Memoria de los Libros Preciosos

続きを読むとクリティカルなネタバレがあります

皆川博子『薔薇忌』  ★★★★

降りしきる薔薇のはなびらで窒息することを夢見て、縊死した劇団員を描いた「薔薇忌」、水を汲んだ桶を覗きこむと、その人のために祈ってくれているなにものかが水に映るという「祷鬼」、現実のセックスでは不感症であるが、眠りの中で濃密な性の悦びを得られるという女を描いた「紅地獄」等々、舞台芸術に生きる男と女が妖しく織りなす世界を描く短編集。柴田錬三郎賞受賞。
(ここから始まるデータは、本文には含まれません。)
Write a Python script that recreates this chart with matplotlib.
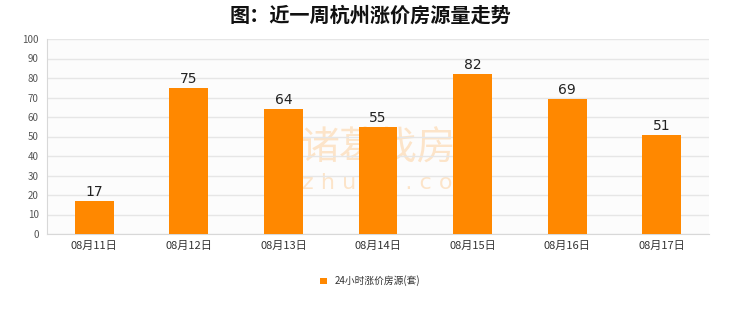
import matplotlib
matplotlib.use("Agg")
import matplotlib.pyplot as plt
from matplotlib.patches import Patch

plt.rcParams['font.family'] = ['Noto Sans CJK SC', 'DejaVu Sans']

dates = ["08月11日", "08月12日", "08月13日", "08月14日", "08月15日", "08月16日", "08月17日"]
counts = [17, 75, 64, 55, 82, 69, 51]
series_name = "24小时涨价房源(套)"
title = "图：近一周杭州涨价房源量走势"

bar_color = "#FF8800"
grid_color = "#e6e6e6"

fig = plt.figure(figsize=(7.4, 3.12), dpi=100, facecolor="#ffffff")
ax = fig.add_axes([47 / 740, 1 - 234 / 312, 662 / 740, 195 / 312])
ax.set_facecolor("#fcfcfc")

x = list(range(len(dates)))
ax.bar(x, counts, width=0.41, color=bar_color, zorder=3)
for xi, v in zip(x, counts):
    ax.text(xi, v + 1, str(v), ha="center", va="bottom", fontsize=10,
            color="#222222", family="DejaVu Sans", zorder=4)

ax.set_xlim(-0.5, len(dates) - 0.5)
ax.set_ylim(0, 100)
ax.set_yticks(range(0, 101, 10))
ax.set_xticks(x)
ax.set_xticklabels(dates, fontsize=8, color="#333333")
ax.tick_params(axis="y", labelsize=7, colors="#555555", length=0, pad=6)
ax.tick_params(axis="x", length=0, pad=5)
ax.grid(axis="y", color=grid_color, linewidth=1, zorder=0)
for s in ["top", "right"]:
    ax.spines[s].set_visible(False)
for s in ["left", "bottom"]:
    ax.spines[s].set_color("#d8d8d8")

# faint watermark behind the bars
ax.text(0.5, 0.44, "诸葛找房", transform=ax.transAxes, fontsize=28, color=bar_color,
        alpha=0.2, ha="center", va="center", zorder=1)
ax.text(0.52, 0.26, "z h u g e . c o m", transform=ax.transAxes, fontsize=16,
        color=bar_color, alpha=0.2, ha="center", va="center", family="DejaVu Sans",
        zorder=1)

fig.text(0.5, 1 - 15 / 312, title, fontsize=14.5, fontweight="bold",
         ha="center", va="center", color="#111111")

handle = Patch(facecolor=bar_color, edgecolor="none")
fig.legend([handle], [series_name], loc="center", bbox_to_anchor=(0.5, 1 - 281 / 312),
           frameon=False, fontsize=7, handlelength=0.7, handleheight=0.7,
           labelcolor="#333333")

fig.savefig("out.png", dpi=100, facecolor=fig.get_facecolor())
(Amazon

 舞台に関わる人々を中心とした現代よりの短編集、とてもよい。この人のエロスは暴力的だけどエロいですね。短編のラストに死の絡むドンデン返しをもってくるのは反則ではないのか? とのミステリ脳の叫びは無視して、エロティックでとてもよかったです。幻想作家であることを常に頭において読むべし。
 「化粧坂」がすごく好きだけどこれ完全にただの趣味だからね。インテリ少年と流しの女形少年て、そんな、JUNEみたいな!笑 エロスでいうと切首の話が一番かなあ。あれはよかった。
 芝居ものというと恩田陸中山可穂が浮かぶけど、この人もよく書いてるのかなあ。女性作家に多いイメージ。